## Dataset extract
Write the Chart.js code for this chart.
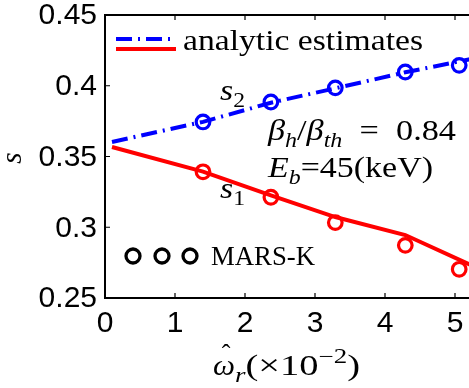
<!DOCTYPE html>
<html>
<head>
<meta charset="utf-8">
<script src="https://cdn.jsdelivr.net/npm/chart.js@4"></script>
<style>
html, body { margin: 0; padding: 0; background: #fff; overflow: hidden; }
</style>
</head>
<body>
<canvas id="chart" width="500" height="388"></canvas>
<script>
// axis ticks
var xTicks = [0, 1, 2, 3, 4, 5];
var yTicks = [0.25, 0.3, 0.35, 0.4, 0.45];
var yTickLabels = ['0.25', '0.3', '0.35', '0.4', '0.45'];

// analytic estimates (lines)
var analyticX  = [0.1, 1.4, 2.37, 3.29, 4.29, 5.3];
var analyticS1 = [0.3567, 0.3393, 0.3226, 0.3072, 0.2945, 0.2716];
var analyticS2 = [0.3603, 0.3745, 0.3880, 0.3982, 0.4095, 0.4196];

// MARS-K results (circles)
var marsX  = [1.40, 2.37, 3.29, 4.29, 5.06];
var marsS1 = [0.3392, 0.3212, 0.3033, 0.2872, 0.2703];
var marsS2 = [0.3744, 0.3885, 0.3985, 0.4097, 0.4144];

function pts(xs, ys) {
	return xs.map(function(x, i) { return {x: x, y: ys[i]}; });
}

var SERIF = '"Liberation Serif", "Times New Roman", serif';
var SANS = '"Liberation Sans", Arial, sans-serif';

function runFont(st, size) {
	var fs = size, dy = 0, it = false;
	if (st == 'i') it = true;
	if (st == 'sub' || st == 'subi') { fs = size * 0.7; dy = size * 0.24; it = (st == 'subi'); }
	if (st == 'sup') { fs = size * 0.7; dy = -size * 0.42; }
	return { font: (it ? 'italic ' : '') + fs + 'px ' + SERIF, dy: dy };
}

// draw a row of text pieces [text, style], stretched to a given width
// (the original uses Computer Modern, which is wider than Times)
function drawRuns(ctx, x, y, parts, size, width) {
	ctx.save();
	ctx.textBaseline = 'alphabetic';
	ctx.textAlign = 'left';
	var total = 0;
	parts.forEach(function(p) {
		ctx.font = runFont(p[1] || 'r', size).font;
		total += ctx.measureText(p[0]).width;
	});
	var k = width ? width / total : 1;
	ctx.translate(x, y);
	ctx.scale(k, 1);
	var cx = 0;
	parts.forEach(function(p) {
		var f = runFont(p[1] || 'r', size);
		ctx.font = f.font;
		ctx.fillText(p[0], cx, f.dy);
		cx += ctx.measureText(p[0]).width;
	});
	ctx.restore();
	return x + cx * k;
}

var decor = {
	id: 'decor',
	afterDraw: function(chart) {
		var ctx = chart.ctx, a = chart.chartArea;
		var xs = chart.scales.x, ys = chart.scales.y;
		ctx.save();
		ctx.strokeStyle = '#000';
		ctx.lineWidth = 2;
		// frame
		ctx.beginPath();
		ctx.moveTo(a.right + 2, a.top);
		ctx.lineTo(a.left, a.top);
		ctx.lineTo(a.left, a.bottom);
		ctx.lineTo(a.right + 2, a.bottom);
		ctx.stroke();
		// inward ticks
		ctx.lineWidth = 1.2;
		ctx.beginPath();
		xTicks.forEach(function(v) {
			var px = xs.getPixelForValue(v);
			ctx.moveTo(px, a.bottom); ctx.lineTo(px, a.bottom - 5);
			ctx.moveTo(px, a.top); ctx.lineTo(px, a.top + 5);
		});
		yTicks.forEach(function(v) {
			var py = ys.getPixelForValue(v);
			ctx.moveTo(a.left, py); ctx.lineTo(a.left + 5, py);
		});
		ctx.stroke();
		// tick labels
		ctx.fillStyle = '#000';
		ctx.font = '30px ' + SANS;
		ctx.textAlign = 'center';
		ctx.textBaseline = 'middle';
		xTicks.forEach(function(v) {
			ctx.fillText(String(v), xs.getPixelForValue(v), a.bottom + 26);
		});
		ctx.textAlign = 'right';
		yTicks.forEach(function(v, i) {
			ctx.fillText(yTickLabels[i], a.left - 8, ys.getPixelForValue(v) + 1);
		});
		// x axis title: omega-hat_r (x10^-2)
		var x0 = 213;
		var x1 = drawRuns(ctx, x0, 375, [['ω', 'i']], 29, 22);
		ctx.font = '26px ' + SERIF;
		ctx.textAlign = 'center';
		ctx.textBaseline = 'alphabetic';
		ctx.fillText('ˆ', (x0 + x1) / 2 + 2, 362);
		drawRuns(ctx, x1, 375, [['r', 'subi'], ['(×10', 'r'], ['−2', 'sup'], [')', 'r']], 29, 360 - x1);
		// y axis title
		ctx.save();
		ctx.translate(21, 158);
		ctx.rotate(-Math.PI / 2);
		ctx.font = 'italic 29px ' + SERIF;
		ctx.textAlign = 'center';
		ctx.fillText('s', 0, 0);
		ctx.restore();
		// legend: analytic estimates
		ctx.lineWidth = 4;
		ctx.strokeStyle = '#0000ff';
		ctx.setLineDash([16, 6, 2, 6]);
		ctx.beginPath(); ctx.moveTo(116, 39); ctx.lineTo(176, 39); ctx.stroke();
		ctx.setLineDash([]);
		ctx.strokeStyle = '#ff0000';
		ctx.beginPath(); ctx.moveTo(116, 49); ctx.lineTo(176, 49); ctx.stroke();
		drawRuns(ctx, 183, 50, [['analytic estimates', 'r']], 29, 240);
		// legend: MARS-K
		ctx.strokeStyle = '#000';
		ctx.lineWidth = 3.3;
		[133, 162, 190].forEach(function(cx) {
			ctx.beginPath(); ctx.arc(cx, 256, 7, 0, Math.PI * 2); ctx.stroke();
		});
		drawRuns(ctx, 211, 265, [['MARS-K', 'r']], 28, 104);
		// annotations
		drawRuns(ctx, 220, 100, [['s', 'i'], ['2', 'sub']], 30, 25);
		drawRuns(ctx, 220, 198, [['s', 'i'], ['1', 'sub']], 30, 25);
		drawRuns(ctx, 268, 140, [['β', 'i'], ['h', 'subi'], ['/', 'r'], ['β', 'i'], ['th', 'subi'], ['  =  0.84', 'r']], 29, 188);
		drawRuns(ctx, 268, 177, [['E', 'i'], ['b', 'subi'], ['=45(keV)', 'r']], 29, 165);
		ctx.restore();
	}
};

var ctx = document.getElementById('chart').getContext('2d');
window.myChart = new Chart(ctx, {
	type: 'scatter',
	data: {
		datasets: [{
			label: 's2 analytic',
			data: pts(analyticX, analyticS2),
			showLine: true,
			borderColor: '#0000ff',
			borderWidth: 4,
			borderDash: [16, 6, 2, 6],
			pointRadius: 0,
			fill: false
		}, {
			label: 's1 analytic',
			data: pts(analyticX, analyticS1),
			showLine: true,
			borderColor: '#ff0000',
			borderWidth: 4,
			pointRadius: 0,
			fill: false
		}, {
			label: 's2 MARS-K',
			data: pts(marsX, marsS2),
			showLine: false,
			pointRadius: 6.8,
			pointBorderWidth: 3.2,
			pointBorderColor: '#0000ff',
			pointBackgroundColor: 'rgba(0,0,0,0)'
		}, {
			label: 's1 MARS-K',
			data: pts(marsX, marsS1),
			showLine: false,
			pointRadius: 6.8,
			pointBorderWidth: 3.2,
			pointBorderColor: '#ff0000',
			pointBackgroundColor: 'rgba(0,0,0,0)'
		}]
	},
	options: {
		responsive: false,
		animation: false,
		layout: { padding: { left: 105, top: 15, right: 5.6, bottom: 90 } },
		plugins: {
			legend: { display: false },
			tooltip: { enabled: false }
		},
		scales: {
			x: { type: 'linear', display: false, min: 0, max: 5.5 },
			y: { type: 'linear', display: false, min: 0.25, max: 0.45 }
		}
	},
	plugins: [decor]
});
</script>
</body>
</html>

## Aim
Retype the whole listing exactly and leave the pictures out.

## Correct answer
Write the Chart.js code for this chart.
<!DOCTYPE html>
<html>
<head>
<meta charset="utf-8">
<script src="https://cdn.jsdelivr.net/npm/chart.js@4"></script>
<style>
html, body { margin: 0; padding: 0; background: #fff; overflow: hidden; }
</style>
</head>
<body>
<canvas id="chart" width="500" height="388"></canvas>
<script>
// axis ticks
var xTicks = [0, 1, 2, 3, 4, 5];
var yTicks = [0.25, 0.3, 0.35, 0.4, 0.45];
var yTickLabels = ['0.25', '0.3', '0.35', '0.4', '0.45'];

// analytic estimates (lines)
var analyticX  = [0.1, 1.4, 2.37, 3.29, 4.29, 5.3];
var analyticS1 = [0.3567, 0.3393, 0.3226, 0.3072, 0.2945, 0.2716];
var analyticS2 = [0.3603, 0.3745, 0.3880, 0.3982, 0.4095, 0.4196];

// MARS-K results (circles)
var marsX  = [1.40, 2.37, 3.29, 4.29, 5.06];
var marsS1 = [0.3392, 0.3212, 0.3033, 0.2872, 0.2703];
var marsS2 = [0.3744, 0.3885, 0.3985, 0.4097, 0.4144];

function pts(xs, ys) {
	return xs.map(function(x, i) { return {x: x, y: ys[i]}; });
}

var SERIF = '"Liberation Serif", "Times New Roman", serif';
var SANS = '"Liberation Sans", Arial, sans-serif';

function runFont(st, size) {
	var fs = size, dy = 0, it = false;
	if (st == 'i') it = true;
	if (st == 'sub' || st == 'subi') { fs = size * 0.7; dy = size * 0.24; it = (st == 'subi'); }
	if (st == 'sup') { fs = size * 0.7; dy = -size * 0.42; }
	return { font: (it ? 'italic ' : '') + fs + 'px ' + SERIF, dy: dy };
}

// draw a row of text pieces [text, style], stretched to a given width
// (the original uses Computer Modern, which is wider than Times)
function drawRuns(ctx, x, y, parts, size, width) {
	ctx.save();
	ctx.textBaseline = 'alphabetic';
	ctx.textAlign = 'left';
	var total = 0;
	parts.forEach(function(p) {
		ctx.font = runFont(p[1] || 'r', size).font;
		total += ctx.measureText(p[0]).width;
	});
	var k = width ? width / total : 1;
	ctx.translate(x, y);
	ctx.scale(k, 1);
	var cx = 0;
	parts.forEach(function(p) {
		var f = runFont(p[1] || 'r', size);
		ctx.font = f.font;
		ctx.fillText(p[0], cx, f.dy);
		cx += ctx.measureText(p[0]).width;
	});
	ctx.restore();
	return x + cx * k;
}

var decor = {
	id: 'decor',
	afterDraw: function(chart) {
		var ctx = chart.ctx, a = chart.chartArea;
		var xs = chart.scales.x, ys = chart.scales.y;
		ctx.save();
		ctx.strokeStyle = '#000';
		ctx.lineWidth = 2;
		// frame
		ctx.beginPath();
		ctx.moveTo(a.right + 2, a.top);
		ctx.lineTo(a.left, a.top);
		ctx.lineTo(a.left, a.bottom);
		ctx.lineTo(a.right + 2, a.bottom);
		ctx.stroke();
		// inward ticks
		ctx.lineWidth = 1.2;
		ctx.beginPath();
		xTicks.forEach(function(v) {
			var px = xs.getPixelForValue(v);
			ctx.moveTo(px, a.bottom); ctx.lineTo(px, a.bottom - 5);
			ctx.moveTo(px, a.top); ctx.lineTo(px, a.top + 5);
		});
		yTicks.forEach(function(v) {
			var py = ys.getPixelForValue(v);
			ctx.moveTo(a.left, py); ctx.lineTo(a.left + 5, py);
		});
		ctx.stroke();
		// tick labels
		ctx.fillStyle = '#000';
		ctx.font = '30px ' + SANS;
		ctx.textAlign = 'center';
		ctx.textBaseline = 'middle';
		xTicks.forEach(function(v) {
			ctx.fillText(String(v), xs.getPixelForValue(v), a.bottom + 26);
		});
		ctx.textAlign = 'right';
		yTicks.forEach(function(v, i) {
			ctx.fillText(yTickLabels[i], a.left - 8, ys.getPixelForValue(v) + 1);
		});
		// x axis title: omega-hat_r (x10^-2)
		var x0 = 213;
		var x1 = drawRuns(ctx, x0, 375, [['ω', 'i']], 29, 22);
		ctx.font = '26px ' + SERIF;
		ctx.textAlign = 'center';
		ctx.textBaseline = 'alphabetic';
		ctx.fillText('ˆ', (x0 + x1) / 2 + 2, 362);
		drawRuns(ctx, x1, 375, [['r', 'subi'], ['(×10', 'r'], ['−2', 'sup'], [')', 'r']], 29, 360 - x1);
		// y axis title
		ctx.save();
		ctx.translate(21, 158);
		ctx.rotate(-Math.PI / 2);
		ctx.font = 'italic 29px ' + SERIF;
		ctx.textAlign = 'center';
		ctx.fillText('s', 0, 0);
		ctx.restore();
		// legend: analytic estimates
		ctx.lineWidth = 4;
		ctx.strokeStyle = '#0000ff';
		ctx.setLineDash([16, 6, 2, 6]);
		ctx.beginPath(); ctx.moveTo(116, 39); ctx.lineTo(176, 39); ctx.stroke();
		ctx.setLineDash([]);
		ctx.strokeStyle = '#ff0000';
		ctx.beginPath(); ctx.moveTo(116, 49); ctx.lineTo(176, 49); ctx.stroke();
		drawRuns(ctx, 183, 50, [['analytic estimates', 'r']], 29, 240);
		// legend: MARS-K
		ctx.strokeStyle = '#000';
		ctx.lineWidth = 3.3;
		[133, 162, 190].forEach(function(cx) {
			ctx.beginPath(); ctx.arc(cx, 256, 7, 0, Math.PI * 2); ctx.stroke();
		});
		drawRuns(ctx, 211, 265, [['MARS-K', 'r']], 28, 104);
		// annotations
		drawRuns(ctx, 220, 100, [['s', 'i'], ['2', 'sub']], 30, 25);
		drawRuns(ctx, 220, 198, [['s', 'i'], ['1', 'sub']], 30, 25);
		drawRuns(ctx, 268, 140, [['β', 'i'], ['h', 'subi'], ['/', 'r'], ['β', 'i'], ['th', 'subi'], ['  =  0.84', 'r']], 29, 188);
		drawRuns(ctx, 268, 177, [['E', 'i'], ['b', 'subi'], ['=45(keV)', 'r']], 29, 165);
		ctx.restore();
	}
};

var ctx = document.getElementById('chart').getContext('2d');
window.myChart = new Chart(ctx, {
	type: 'scatter',
	data: {
		datasets: [{
			label: 's2 analytic',
			data: pts(analyticX, analyticS2),
			showLine: true,
			borderColor: '#0000ff',
			borderWidth: 4,
			borderDash: [16, 6, 2, 6],
			pointRadius: 0,
			fill: false
		}, {
			label: 's1 analytic',
			data: pts(analyticX, analyticS1),
			showLine: true,
			borderColor: '#ff0000',
			borderWidth: 4,
			pointRadius: 0,
			fill: false
		}, {
			label: 's2 MARS-K',
			data: pts(marsX, marsS2),
			showLine: false,
			pointRadius: 6.8,
			pointBorderWidth: 3.2,
			pointBorderColor: '#0000ff',
			pointBackgroundColor: 'rgba(0,0,0,0)'
		}, {
			label: 's1 MARS-K',
			data: pts(marsX, marsS1),
			showLine: false,
			pointRadius: 6.8,
			pointBorderWidth: 3.2,
			pointBorderColor: '#ff0000',
			pointBackgroundColor: 'rgba(0,0,0,0)'
		}]
	},
	options: {
		responsive: false,
		animation: false,
		layout: { padding: { left: 105, top: 15, right: 5.6, bottom: 90 } },
		plugins: {
			legend: { display: false },
			tooltip: { enabled: false }
		},
		scales: {
			x: { type: 'linear', display: false, min: 0, max: 5.5 },
			y: { type: 'linear', display: false, min: 0.25, max: 0.45 }
		}
	},
	plugins: [decor]
});
</script>
</body>
</html>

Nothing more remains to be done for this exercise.